You can tell when your stack is fighting itself. A cluster timing out, a network rule forgotten, a security audit that reads like a detective novel. That’s usually where Cisco Couchbase earns its keep—when your data layer and your network stack need to stop bickering and start cooperating.
Cisco brings the enterprise-grade networking and security. Couchbase supplies the high-performance distributed database. Together they give teams a pattern that scales from a single node to a multinational edge deployment without losing sanity. One guards the pipes, the other guards the payloads. When you wire them up correctly, authorization feels invisible.
At its best, Cisco Couchbase integration means you use Cisco’s identity or policy enforcement—through systems like Cisco ISE or Secure Access—to choose who talks to Couchbase clusters and how. Each request flows through approved channels, carrying verified tokens mapped to roles inside Couchbase. No more hard-coded service accounts or dormant access keys collecting dust. Think of it as the database treating the network as its first firewall.
The workflow starts with your identity provider, maybe Okta or Azure AD, issuing credentials under OIDC or SAML. Cisco validates those credentials, applies segmentation rules, and passes only trusted sessions downstream. Couchbase accepts the session context, applies its internal Role-Based Access Control, and can log interaction data for compliance frameworks like SOC 2 or ISO 27001. The outcome: fewer blind spots, tighter traceability, and cleaner audit trails.
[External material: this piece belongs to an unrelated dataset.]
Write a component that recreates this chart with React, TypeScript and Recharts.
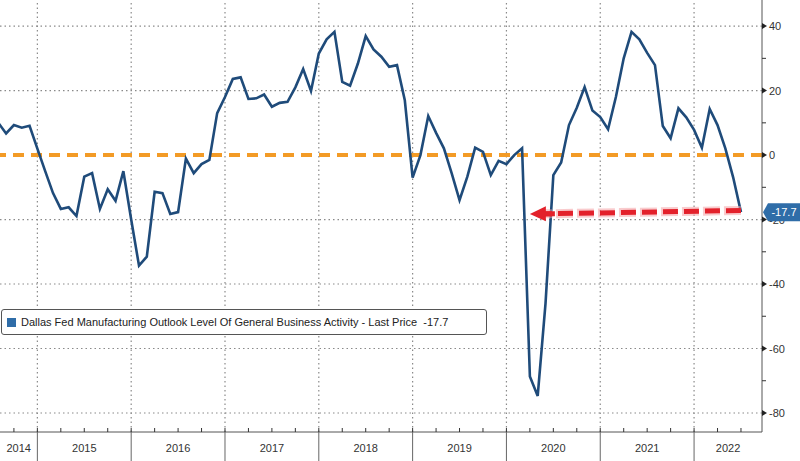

A few best practices help. Rotate service tokens often. Use soft TTLs on sessions so temporary access never becomes permanent. Mirror Couchbase’s user roles to the same RBAC categories that Cisco recognizes, such as read-only ops, ingestion bots, and admin-level replicators. If latency spikes, start with DNS caching and policy inspection rather than database tuning—you’d be surprised how often it’s a routing quirk, not CPU load.